Planning any trip is hard work. With Webb, added to that are the logistics of transporting an extremely large and incredibly sensitive space telescope across two oceans.

For Charlie Diaz, Webb’s launch site operations manager at NASA’s Goddard Space Flight Center in Greenbelt, Maryland, Webb’s arrival in Kourou was the culmination of years of preparation: “There are just thousands of different things that go on behind the scenes: pulling permits, avoiding obstructions, selecting alternate routes…all kinds of nuances. I’m so proud of our team—we’ve been working at this now for a long time.”

Webb’s ship voyage will ultimately be bookended by two short drives, one in California and one in French Guiana. The first took Webb from Northrop Grumman’s facilities in Redondo Beach, California, to its nearby port of departure at Naval Weapons Station Seal Beach. The second drive will bring Webb from the Port de Pariacabo to its launch site of Europe’s Spaceport in Kourou.

Running a clean ship

As with other spacecraft, Webb must be kept clean while it is on Earth.

STTARS is essentially a mobile clean room. When Webb is on the move, STTARS maintains a low level of contaminants inside the container—no more than 100 airborne particles greater than or equal to 0.5 microns in size.
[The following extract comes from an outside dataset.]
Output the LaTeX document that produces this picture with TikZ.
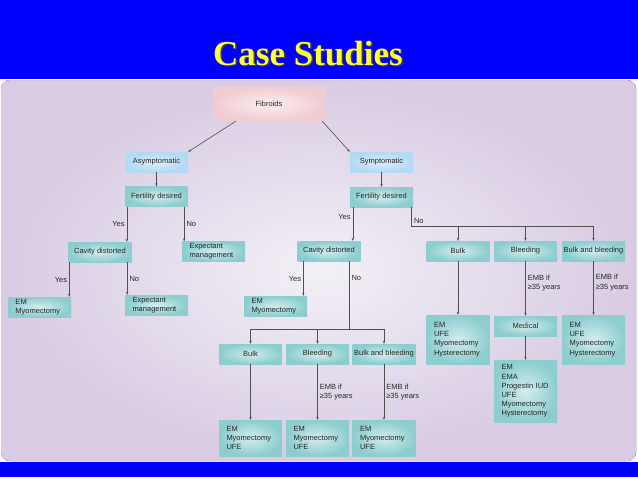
\documentclass[tikz,border=0pt]{standalone}
\usepackage{fontspec}
\setmainfont{Liberation Sans}
\newfontfamily\titlefont{Liberation Serif}
\usetikzlibrary{arrows.meta}

\definecolor{slideblue}{HTML}{0000FF}
\definecolor{titleyellow}{HTML}{FFFF33}
\definecolor{tealedge}{HTML}{8CCDCF}
\definecolor{tealmid}{HTML}{D4ECED}
\definecolor{skyedge}{HTML}{B3D9F4}
\definecolor{skymid}{HTML}{DDEFFB}
\definecolor{pinkedge}{HTML}{F1CCD1}
\definecolor{pinkmid}{HTML}{FAEEF0}
\definecolor{lavedge}{HTML}{D8CBE3}
\definecolor{lavmid}{HTML}{F3F0F6}
\definecolor{linegray}{HTML}{505050}

\begin{document}
\begin{tikzpicture}[x=1pt, y=-1pt,
    box/.style={rectangle, inner color=tealmid, outer color=tealedge, minimum width=63pt, minimum height=20pt, inner sep=1pt, font=\fontsize{7.5}{9.2}\selectfont, text=black!85},
    sympt/.style={box, inner color=skymid, outer color=skyedge},
    root/.style={box, inner color=pinkmid, outer color=pinkedge, minimum width=112pt, minimum height=34pt},
    listbox/.style={box, text width=48pt, inner xsep=7.5pt, align=left},
    lbl/.style={font=\fontsize{7.5}{9.2}\selectfont, text=black!85, inner sep=2pt},
    arrow/.style={->, >={Stealth[length=3pt, width=2.4pt]}, draw=linegray, line width=0.6pt},
    link/.style={draw=linegray, line width=0.6pt}
  ]
    \useasboundingbox (0,0) rectangle (638,479);

    % Slide background
    \fill[white] (0,79) rectangle (638,479);
    \fill[rounded corners=9pt, inner color=lavmid, outer color=lavedge] (1,80) rectangle (636,461);
    \fill[slideblue] (0,0) rectangle (638,79);
    \fill[slideblue] (0,462) rectangle (638,477);

    % Title
    \node[font=\titlefont\bfseries\fontsize{35}{40}\selectfont, text=black!75, anchor=base] (titleshade) at (309.5,66.5) {Case Studies};
    \node[font=\titlefont\bfseries\fontsize{35}{40}\selectfont, text=titleyellow, anchor=base] (title) at (308,65) {Case Studies};

    % Root
    \node[root] (fibroids) at (269,104) {Fibroids};

    % Second layer - symptoms
    \node[sympt] (asym) at (156.5,162) {Asymptomatic};
    \node[sympt] (sym) at (381.5,162) {Symptomatic};

    % Third layer - fertility
    \node[box] (fertL) at (156.5,196.5) {Fertility desired};
    \node[box] (fertR) at (381.5,197) {Fertility desired};

    % Fourth layer
    \node[box] (cavL) at (100,252) {Cavity distorted};
    \node[listbox] (expectA) at (213.5,251.5) {Expectant\\management};
    \node[box] (cavR) at (329,251) {Cavity distorted};
    \node[box] (bulkA) at (458,251) {Bulk};
    \node[box] (bleedA) at (525.5,251) {Bleeding};
    \node[box] (bothA) at (593.5,251) {Bulk and bleeding};

    % Fifth layer
    \node[listbox] (emL) at (39.5,307) {EM\\Myomectomy};
    \node[listbox] (expectB) at (156.5,305) {Expectant\\management};
    \node[listbox] (emR) at (275.5,306) {EM\\Myomectomy};
    \node[listbox, minimum height=49pt] (resBulk) at (458,339.5) {EM\\UFE\\Myomectomy\\Hysterectomy};
    \node[box] (medical) at (525.5,326) {Medical};
    \node[listbox, minimum height=49pt] (resBoth) at (593.5,339.5) {EM\\UFE\\Myomectomy\\Hysterectomy};
    \node[listbox, minimum height=62pt] (resMed) at (525.5,391) {EM\\EMA\\Progestin IUD\\UFE\\Myomectomy\\Hysterectomy};

    % Sixth layer - distorted cavity, no
    \node[box] (bulkB) at (250.5,354) {Bulk};
    \node[box] (bleedB) at (317.5,354) {Bleeding};
    \node[box] (bothB) at (384,354) {Bulk and bleeding};

    % Bottom layer
    \node[listbox, minimum height=36pt] (outBulk) at (250.5,438) {EM\\Myomectomy\\*UFE};
    \node[listbox, minimum height=36pt] (outBleed) at (317.5,438) {EM\\Myomectomy\\*UFE};
    \node[listbox, minimum height=36pt] (outBoth) at (384,438) {EM\\Myomectomy\\*UFE};

    % Arrows - left branch
    \draw[arrow] ([xshift=23pt]fibroids.south west) -- (asym.north east);
    \draw[arrow] ([xshift=-3pt]fibroids.south east) -- (sym.north west);
    \draw[arrow] (asym) -- (fertL);
    \draw[arrow] ([xshift=2pt]fertL.south west) -- node[lbl, left] {Yes} ([xshift=2pt]fertL.south west |- cavL.north);
    \draw[arrow] ([xshift=-4pt]fertL.south east) -- node[lbl, right] {No} ([xshift=-4pt]fertL.south east |- expectA.north);
    \draw[arrow] ([xshift=1pt]cavL.south west) -- node[lbl, left] {Yes} ([xshift=1pt]cavL.south west |- emL.north);
    \draw[arrow] ([xshift=-4.5pt]cavL.south east) -- node[lbl, right] {No} ([xshift=-4.5pt]cavL.south east |- expectB.north);

    % Arrows - right branch
    \draw[arrow] (sym) -- (fertR);
    \draw[arrow] ([xshift=3pt]fertR.south west) -- node[lbl, left, pos=0.3] {Yes} ([xshift=3pt]fertR.south west |- cavR.north);
    \coordinate (forkR) at (593.5,226);
    \draw[link] ([xshift=-1.5pt]fertR.south east) |- node[lbl, above right] {No} (forkR);
    \draw[arrow] (bulkA.north |- forkR) -- (bulkA);
    \draw[arrow] (bleedA.north |- forkR) -- (bleedA);
    \draw[arrow] (forkR) -- (bothA);
    \draw[arrow] (bulkA) -- (resBulk);
    \draw[arrow] (bleedA) -- node[lbl, right, align=left, pos=0.4] {EMB if\\≥35 years} (medical);
    \draw[arrow] (bothA) -- node[lbl, right, align=left, pos=0.4] {EMB if\\≥35 years} (resBoth);
    \draw[arrow] (medical) -- (resMed);

    % Arrows - distorted cavity
    \draw[arrow] ([xshift=6pt]cavR.south west) -- node[lbl, left] {Yes} ([xshift=6pt]cavR.south west |- emR.north);
    \coordinate (forkB) at (250.5,329);
    \draw[link] ([xshift=-11.5pt]cavR.south east) -- node[lbl, right, pos=0.25] {No} ([xshift=-11.5pt]cavR.south east |- forkB);
    \draw[link] (forkB) -- (bothB.north |- forkB);
    \draw[arrow] (forkB) -- (bulkB);
    \draw[arrow] (bleedB.north |- forkB) -- (bleedB);
    \draw[arrow] (bothB.north |- forkB) -- (bothB);
    \draw[arrow] (bulkB) -- (outBulk);
    \draw[arrow] (bleedB) -- node[lbl, right, align=left] {EMB if\\≥35 years} (outBleed);
    \draw[arrow] (bothB) -- node[lbl, right, align=left] {EMB if\\≥35 years} (outBoth);

  \end{tikzpicture}
\end{document}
For reference, half a micron is just one hundredth of the width of a human hair!

Webb’s contamination control team employed several tried-and-true methods to clean both the outside and inside of the container and prepare it for receiving and carrying Webb. Members carefully inspected each screw, nut, and bolt for residual contaminants using ultraviolet light. Next, Webb was installed into STTARS while both were inside the Northrop Grumman clean room. This will seal in cleanliness until STTARS can be opened inside the receiving clean room at the launch site.

Neil Patel, Webb’s transportation manager at Goddard, was one of five Webb team members who accompanied STTARS on its journey to ensure that Webb would remain in good condition: “Traveling through the Panama Canal with Webb was a once-in-a-lifetime experience, and a first-time activity for our team. It was very special to be bringing this observatory to the very last place it will be here on Earth,” he said.

Having been transported by land, air, and now sea, the Webb telescope can already be considered a seasoned traveler. Soon, it will enter the final frontier it hasn’t explored—the great expanse of space.